> **Work required**:
Look for the line containing "Clone this chart" and the line containing "import * as d3 from 'd3';"; retype them and all lines between, exactly, and leave out the pictures.

> **Data shown**:
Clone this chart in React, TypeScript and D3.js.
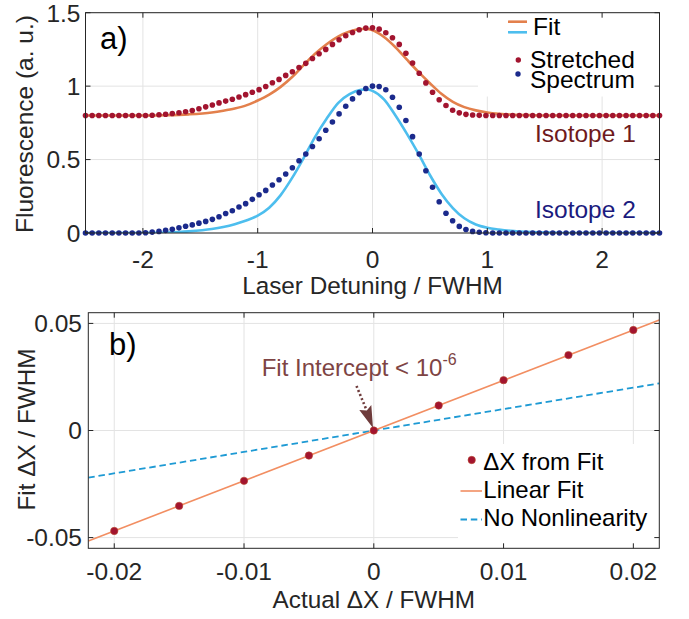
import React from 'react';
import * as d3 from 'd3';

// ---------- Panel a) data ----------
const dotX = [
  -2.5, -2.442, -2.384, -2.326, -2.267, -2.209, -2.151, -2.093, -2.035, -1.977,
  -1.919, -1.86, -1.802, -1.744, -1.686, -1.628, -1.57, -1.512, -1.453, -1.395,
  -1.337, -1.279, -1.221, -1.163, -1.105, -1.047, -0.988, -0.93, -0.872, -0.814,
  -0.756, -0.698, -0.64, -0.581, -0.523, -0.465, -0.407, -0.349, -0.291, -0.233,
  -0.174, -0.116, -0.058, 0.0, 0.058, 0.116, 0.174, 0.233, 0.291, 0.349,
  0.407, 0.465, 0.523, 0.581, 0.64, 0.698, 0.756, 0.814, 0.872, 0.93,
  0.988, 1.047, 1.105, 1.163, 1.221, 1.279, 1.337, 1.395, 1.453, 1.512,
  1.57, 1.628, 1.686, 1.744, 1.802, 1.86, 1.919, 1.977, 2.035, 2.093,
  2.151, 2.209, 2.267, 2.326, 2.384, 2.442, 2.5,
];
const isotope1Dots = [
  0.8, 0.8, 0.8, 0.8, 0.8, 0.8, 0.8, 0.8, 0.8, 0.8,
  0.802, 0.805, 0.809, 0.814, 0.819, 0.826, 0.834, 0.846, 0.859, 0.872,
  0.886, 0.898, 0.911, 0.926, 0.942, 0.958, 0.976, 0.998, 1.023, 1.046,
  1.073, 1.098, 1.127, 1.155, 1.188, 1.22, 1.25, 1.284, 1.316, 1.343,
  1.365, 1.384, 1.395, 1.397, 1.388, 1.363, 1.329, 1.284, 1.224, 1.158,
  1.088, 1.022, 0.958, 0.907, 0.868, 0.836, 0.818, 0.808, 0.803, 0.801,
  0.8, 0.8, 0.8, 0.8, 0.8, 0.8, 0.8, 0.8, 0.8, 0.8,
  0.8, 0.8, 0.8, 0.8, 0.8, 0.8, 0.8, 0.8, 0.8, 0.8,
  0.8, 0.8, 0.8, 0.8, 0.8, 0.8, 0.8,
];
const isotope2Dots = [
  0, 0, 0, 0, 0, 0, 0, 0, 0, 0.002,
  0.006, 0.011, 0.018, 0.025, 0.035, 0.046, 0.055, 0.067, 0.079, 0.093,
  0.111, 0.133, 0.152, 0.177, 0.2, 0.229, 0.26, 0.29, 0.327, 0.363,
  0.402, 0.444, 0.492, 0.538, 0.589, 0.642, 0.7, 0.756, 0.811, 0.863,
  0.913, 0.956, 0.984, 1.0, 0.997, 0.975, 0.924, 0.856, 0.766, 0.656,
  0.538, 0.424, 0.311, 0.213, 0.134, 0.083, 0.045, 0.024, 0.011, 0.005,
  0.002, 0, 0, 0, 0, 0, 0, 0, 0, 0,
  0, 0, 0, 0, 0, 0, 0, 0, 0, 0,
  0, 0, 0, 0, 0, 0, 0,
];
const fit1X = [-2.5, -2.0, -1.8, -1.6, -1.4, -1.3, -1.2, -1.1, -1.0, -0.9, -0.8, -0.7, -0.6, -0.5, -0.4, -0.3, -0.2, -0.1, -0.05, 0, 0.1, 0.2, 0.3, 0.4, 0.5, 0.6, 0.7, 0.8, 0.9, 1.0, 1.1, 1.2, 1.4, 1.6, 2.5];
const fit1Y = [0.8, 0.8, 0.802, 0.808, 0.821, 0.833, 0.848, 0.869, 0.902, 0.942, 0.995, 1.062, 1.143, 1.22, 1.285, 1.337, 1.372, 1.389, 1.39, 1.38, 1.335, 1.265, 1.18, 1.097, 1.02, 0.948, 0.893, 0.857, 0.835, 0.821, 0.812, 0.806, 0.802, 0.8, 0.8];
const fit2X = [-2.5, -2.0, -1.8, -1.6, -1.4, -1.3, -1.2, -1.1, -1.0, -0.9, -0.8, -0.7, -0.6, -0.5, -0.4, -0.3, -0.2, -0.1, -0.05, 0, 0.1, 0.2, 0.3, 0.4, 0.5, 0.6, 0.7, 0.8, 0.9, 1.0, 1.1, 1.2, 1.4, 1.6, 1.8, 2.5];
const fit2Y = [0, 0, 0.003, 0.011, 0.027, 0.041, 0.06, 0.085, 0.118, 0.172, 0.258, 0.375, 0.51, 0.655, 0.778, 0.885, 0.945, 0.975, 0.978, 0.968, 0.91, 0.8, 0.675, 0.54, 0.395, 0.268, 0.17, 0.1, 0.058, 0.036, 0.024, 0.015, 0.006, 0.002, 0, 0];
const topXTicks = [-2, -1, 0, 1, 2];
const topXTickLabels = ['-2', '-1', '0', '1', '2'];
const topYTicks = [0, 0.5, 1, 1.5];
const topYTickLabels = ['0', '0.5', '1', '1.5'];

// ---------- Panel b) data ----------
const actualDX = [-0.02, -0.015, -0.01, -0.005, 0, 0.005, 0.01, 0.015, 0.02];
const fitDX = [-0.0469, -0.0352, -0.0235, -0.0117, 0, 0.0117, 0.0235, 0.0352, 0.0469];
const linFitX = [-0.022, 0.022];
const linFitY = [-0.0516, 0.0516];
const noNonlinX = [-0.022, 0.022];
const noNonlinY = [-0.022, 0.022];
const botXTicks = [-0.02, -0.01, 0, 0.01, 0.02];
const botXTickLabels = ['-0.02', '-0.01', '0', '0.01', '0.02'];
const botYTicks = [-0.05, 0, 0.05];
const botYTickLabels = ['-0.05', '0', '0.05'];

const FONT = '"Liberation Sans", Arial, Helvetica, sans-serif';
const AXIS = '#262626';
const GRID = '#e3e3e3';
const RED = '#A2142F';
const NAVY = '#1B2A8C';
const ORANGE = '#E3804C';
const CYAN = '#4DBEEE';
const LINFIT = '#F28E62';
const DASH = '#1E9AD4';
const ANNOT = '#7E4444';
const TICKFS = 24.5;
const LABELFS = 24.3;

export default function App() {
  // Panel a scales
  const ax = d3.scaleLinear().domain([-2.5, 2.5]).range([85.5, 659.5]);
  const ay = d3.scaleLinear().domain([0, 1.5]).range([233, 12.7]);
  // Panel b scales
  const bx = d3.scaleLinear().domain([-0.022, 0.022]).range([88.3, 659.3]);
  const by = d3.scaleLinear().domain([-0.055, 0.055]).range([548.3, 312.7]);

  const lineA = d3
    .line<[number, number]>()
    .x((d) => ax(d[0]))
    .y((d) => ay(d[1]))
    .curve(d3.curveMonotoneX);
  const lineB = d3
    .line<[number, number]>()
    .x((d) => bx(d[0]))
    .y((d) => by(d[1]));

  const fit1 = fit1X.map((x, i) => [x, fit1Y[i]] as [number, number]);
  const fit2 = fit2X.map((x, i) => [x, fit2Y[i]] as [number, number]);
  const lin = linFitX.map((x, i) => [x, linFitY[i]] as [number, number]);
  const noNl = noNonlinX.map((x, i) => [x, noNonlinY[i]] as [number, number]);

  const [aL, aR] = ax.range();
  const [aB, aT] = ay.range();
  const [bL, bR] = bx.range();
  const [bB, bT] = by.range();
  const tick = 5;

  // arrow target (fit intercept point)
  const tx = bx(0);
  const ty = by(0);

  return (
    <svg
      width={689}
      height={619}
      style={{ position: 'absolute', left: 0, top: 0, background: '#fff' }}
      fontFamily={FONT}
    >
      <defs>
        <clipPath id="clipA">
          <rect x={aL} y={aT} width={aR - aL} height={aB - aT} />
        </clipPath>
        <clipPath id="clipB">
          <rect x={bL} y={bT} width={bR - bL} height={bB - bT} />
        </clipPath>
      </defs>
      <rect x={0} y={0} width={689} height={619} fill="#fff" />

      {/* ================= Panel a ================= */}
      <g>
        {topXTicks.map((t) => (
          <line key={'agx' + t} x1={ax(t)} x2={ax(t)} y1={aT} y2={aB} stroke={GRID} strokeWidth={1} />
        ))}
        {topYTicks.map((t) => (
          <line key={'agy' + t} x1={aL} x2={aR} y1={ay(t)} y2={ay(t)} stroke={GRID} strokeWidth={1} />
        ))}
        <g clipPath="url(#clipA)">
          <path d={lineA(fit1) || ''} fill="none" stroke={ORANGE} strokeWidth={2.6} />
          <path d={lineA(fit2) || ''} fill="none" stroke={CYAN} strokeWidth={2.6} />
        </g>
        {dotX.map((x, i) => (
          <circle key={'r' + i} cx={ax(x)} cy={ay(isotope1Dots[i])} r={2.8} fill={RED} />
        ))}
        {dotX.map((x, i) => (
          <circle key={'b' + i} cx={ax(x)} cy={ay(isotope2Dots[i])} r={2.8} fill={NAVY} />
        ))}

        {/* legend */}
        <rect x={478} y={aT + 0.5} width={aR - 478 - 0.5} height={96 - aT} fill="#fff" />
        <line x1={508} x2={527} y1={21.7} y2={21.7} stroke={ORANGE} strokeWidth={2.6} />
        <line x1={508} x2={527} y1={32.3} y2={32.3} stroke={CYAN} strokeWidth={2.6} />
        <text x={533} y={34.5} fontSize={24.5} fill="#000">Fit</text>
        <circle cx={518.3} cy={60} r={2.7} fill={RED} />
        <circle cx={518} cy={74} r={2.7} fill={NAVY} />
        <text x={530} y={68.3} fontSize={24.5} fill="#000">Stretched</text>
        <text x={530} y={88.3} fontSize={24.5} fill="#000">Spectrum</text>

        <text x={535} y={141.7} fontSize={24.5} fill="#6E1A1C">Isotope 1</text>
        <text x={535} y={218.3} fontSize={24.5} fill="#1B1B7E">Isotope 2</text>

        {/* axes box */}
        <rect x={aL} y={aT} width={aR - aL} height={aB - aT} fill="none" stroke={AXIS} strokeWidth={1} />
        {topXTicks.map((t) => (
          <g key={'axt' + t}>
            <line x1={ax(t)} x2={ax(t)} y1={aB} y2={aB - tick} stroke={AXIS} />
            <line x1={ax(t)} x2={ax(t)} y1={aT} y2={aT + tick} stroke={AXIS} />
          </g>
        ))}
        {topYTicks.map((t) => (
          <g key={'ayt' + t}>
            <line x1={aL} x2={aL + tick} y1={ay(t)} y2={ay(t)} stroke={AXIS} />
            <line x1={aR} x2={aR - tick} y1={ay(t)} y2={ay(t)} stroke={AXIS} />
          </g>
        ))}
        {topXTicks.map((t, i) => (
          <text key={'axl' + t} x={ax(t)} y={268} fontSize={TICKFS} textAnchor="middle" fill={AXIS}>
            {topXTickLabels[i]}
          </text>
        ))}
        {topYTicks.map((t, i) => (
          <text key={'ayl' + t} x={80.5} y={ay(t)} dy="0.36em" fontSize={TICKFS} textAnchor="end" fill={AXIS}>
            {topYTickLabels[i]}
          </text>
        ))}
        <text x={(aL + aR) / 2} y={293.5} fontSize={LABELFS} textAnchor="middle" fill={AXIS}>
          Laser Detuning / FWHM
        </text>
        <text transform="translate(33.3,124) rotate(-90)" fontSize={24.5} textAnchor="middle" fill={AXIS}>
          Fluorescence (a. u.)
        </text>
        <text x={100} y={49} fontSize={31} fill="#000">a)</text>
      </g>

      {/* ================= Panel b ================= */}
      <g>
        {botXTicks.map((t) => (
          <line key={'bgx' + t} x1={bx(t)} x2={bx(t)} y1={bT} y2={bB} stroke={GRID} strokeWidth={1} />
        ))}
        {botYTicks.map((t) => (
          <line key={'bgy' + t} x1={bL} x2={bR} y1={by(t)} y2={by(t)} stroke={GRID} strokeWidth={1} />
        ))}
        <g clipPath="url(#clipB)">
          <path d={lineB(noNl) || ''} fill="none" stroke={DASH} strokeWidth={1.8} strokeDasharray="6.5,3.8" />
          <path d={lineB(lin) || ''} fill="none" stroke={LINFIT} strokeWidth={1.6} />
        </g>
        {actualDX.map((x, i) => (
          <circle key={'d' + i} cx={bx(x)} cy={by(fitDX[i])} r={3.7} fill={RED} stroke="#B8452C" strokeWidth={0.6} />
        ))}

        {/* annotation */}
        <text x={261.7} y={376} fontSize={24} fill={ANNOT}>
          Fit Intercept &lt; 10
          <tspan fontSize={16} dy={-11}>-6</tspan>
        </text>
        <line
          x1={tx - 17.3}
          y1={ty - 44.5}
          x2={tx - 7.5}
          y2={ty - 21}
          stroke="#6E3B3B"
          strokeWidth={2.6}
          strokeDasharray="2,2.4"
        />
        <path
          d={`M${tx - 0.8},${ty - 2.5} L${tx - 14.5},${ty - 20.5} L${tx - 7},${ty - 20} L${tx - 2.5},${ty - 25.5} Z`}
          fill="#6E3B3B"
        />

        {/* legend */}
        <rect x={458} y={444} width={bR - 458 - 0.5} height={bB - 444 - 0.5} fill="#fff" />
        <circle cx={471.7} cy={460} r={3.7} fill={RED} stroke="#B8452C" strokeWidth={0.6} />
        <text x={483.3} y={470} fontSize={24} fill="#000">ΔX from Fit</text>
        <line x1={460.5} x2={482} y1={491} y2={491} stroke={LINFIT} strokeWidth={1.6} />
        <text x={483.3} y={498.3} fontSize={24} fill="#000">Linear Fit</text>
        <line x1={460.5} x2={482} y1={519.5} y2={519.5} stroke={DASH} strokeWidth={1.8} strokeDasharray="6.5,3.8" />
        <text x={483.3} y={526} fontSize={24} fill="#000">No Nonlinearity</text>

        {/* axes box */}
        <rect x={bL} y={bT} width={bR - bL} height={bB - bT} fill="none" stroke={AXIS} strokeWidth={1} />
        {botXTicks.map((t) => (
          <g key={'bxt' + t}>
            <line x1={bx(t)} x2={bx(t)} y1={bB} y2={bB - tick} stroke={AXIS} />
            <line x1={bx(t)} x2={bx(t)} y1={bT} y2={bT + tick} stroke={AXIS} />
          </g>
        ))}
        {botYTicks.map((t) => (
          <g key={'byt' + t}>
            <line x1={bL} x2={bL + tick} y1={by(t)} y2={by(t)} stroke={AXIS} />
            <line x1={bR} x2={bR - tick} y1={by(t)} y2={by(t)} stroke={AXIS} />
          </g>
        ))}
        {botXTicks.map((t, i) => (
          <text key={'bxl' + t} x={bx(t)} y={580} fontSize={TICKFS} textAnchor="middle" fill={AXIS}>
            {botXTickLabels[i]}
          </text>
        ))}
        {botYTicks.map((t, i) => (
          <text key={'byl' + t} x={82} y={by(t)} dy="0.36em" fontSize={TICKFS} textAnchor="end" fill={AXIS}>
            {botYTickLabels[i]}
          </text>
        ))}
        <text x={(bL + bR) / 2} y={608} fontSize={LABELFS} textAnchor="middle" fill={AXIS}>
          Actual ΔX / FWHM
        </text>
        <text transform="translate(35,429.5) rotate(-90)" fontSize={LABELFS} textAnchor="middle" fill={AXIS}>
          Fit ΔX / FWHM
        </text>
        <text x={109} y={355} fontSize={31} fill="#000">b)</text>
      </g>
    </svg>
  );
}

==

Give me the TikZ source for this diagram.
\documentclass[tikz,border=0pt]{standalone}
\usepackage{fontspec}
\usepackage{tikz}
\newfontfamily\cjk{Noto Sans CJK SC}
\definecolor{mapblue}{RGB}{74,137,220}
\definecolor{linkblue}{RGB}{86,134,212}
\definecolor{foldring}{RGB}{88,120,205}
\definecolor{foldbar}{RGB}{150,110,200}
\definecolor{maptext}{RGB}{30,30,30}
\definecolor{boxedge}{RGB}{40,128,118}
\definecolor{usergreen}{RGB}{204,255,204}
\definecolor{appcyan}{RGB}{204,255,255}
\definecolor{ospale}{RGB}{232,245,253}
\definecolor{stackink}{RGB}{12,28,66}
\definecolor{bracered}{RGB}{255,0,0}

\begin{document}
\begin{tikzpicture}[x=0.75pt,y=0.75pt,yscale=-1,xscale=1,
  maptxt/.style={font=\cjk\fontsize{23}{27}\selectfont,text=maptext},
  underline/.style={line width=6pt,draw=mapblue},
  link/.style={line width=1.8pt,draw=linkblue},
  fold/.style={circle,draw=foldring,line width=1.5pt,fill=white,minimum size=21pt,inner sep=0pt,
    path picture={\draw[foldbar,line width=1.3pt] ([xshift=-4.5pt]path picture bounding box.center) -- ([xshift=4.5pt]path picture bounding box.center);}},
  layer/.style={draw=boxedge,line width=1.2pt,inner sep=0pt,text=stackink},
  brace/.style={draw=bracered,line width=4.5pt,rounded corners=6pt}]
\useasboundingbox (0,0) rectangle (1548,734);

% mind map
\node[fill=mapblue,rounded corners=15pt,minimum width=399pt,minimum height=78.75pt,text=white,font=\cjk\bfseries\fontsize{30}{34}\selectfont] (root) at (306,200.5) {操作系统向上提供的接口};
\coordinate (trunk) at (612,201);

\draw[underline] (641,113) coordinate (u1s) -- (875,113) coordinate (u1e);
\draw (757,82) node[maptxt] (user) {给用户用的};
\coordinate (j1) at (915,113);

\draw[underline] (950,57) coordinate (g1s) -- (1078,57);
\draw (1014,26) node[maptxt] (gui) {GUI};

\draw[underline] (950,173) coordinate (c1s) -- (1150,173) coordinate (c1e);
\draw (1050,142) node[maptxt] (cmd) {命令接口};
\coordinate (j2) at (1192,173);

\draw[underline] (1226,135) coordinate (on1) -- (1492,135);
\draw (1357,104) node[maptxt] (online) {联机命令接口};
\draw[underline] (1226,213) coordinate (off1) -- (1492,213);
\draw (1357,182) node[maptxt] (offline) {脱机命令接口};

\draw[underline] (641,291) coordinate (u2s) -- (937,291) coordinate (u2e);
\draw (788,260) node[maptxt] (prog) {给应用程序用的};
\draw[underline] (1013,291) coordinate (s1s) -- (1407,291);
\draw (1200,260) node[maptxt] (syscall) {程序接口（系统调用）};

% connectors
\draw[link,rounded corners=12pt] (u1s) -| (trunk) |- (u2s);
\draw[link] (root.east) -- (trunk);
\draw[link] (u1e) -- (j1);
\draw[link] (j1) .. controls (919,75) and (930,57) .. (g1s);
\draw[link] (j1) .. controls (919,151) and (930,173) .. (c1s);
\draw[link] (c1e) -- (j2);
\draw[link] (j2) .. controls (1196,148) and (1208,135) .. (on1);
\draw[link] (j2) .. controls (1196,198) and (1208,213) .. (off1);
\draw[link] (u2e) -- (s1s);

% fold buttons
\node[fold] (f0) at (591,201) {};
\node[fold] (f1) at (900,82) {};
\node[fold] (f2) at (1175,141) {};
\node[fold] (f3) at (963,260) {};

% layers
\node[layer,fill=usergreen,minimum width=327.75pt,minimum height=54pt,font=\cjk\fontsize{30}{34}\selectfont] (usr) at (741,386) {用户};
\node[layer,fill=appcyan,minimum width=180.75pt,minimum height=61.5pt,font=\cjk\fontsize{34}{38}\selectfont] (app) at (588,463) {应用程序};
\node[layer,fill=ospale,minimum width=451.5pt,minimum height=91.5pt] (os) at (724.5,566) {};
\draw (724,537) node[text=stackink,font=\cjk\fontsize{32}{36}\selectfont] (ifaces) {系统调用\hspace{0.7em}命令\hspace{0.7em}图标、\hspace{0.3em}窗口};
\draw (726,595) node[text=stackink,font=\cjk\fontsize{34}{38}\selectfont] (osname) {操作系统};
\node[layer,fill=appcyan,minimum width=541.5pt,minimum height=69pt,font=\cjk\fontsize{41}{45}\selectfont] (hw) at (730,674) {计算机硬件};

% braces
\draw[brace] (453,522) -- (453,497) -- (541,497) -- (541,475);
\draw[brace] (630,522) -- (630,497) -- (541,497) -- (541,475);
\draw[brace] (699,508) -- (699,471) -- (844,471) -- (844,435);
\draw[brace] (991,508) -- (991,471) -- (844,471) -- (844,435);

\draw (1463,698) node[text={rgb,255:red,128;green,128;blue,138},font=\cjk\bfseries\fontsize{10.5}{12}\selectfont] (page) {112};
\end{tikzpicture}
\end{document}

> **Exercise response**:
Clone this chart in React, TypeScript and D3.js.
import React from 'react';
import * as d3 from 'd3';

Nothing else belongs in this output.